In particolare, secondo diverse pronunce dei giudici di Strasburgo, le ispezioni e perquisizioni nel domicilio e nell’ufficio di un giornalista, ed il conseguente sequestro di supporti informatici e documenti disposti dall’Autorita’ giudiziaria per individuare la fonte informativa che ha chiesto l’anonimato, se si presentano come “misure sproporzionate”, costituiscono una violazione della liberta’ dei giornalisti, protetta dall’articolo 10 della CEDU, di ricevere o comunicare informazioni, anche quando la fonte abbia violato un obbligo di segretezza consegnando o trasmettendo documenti coperti da segreto (cfr.: Corte EDU, Sez. 5, 20 marzo 2012, Martin e altri c.

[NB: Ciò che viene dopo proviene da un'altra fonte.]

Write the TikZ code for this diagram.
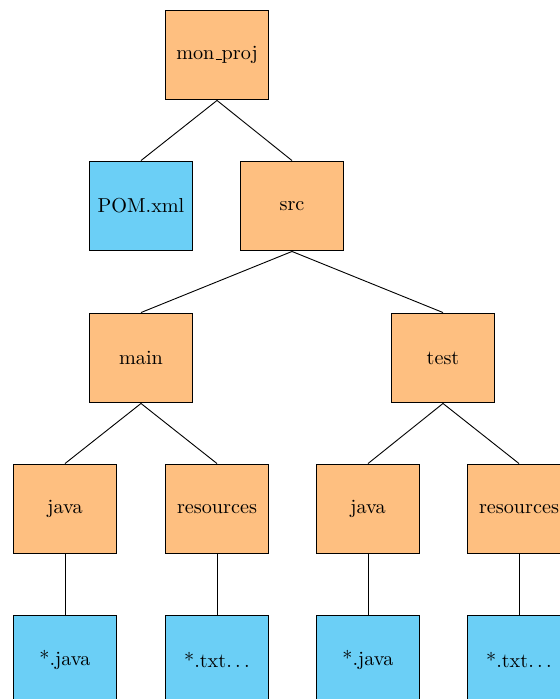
\documentclass[tikz,border=0pt]{standalone}
\newcommand{\lowbar}{\leavevmode\kern.06em\vbox{\hrule width.3em}}
\begin{document}
\begin{tikzpicture}[x=0.495pt,y=-0.495pt,
  box/.style={draw=black,line width=0.5pt,minimum width=51pt,minimum height=44.5pt,inner sep=0pt,font=\normalsize},
  dir/.style={box,fill=dirorange},
  file/.style={box,fill=fileblue},
  link/.style={line width=0.45pt}]
\definecolor{dirorange}{RGB}{254,191,128}
\definecolor{fileblue}{RGB}{107,207,246}
\useasboundingbox (0,0) rectangle (560,699);
% project tree
\node[dir]  (proj)  at (217,55)  {mon\lowbar proj};
\node[file] (pom)   at (141,206) {POM.xml};
\node[dir]  (src)   at (292,206) {src};
\node[dir]  (main)  at (141,358) {main};
\node[dir]  (test)  at (443,358) {test};
\node[dir]  (mjava) at (65,509)  {java};
\node[dir]  (mres)  at (217,509) {resources};
\node[dir]  (tjava) at (368,509) {java};
\node[dir]  (tres)  at (519,509) {resources};
\node[file] (mjf)   at (65,660)  {*.java};
\node[file] (mrf)   at (217,660) {*.txt$\ldots$};
\node[file] (tjf)   at (368,660) {*.java};
\node[file] (trf)   at (519,660) {*.txt$\ldots$};
% branches
\draw[link] (proj.south) -- (pom.north);
\draw[link] (proj.south) -- (src.north);
\draw[link] (src.south) -- (main.north);
\draw[link] (src.south) -- (test.north);
\draw[link] (main.south) -- (mjava.north);
\draw[link] (main.south) -- (mres.north);
\draw[link] (test.south) -- (tjava.north);
\draw[link] (test.south) -- (tres.north);
\draw[link] (mjava.south) -- (mjf.north);
\draw[link] (mres.south) -- (mrf.north);
\draw[link] (tjava.south) -- (tjf.north);
\draw[link] (tres.south) -- (trf.north);
\end{tikzpicture}
\end{document}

Francia; Corte EDU, Sez. 4, 16 luglio 2013, Nagla c. Lettonia; Corte EDU, Sez. 2, 19 gennaio 2016, Gormus ed altri c. Turchia). Talvolta, la valorizzazione dell’esigenza di un “adeguato bilanciamento” tra l’interesse alla protezione delle fonti giornalistiche e l’interesse alla prevenzione e repressione dei crimini ha indotto a censurare come “insufficienti” le motivazioni dei giudici nazionali indicative della “pertinenza”, ma non anche della specifica necessita’ degli atti di ispezione o perquisizione e sequestro (cosi’, in particolare, Corte EDU, Sez. 5, 20 marzo 2012, Martin e altri c. Francia, nonche’ Corte EDU, Sez. 4, 16 luglio 2013, Nagla c. Lettonia). In altra occasione, inoltre, l’attivita’ di indagine in discorso e’ stata giudicata negativamente perche’ “sproporzionata” in considerazione degli effetti intimidatori nei confronti non solo dei giornalisti direttamente interessati e dello loro fonti, ma anche della generalita’ dei giornalisti operanti nello Stato e dei loro informatori (v. Corte EDU, Sez. 2, 19 gennaio 2016, Górmii5 ed altri c. Turchia, relativa ad un’operazione investigativa comportante, tra l’altro, l’acquisizione dei dati memorizzati su quarantasei computer, ed effettuata per indagare sulla violazione di un segreto militare specificamente riferibile, e riferita, a pubblici dipendenti).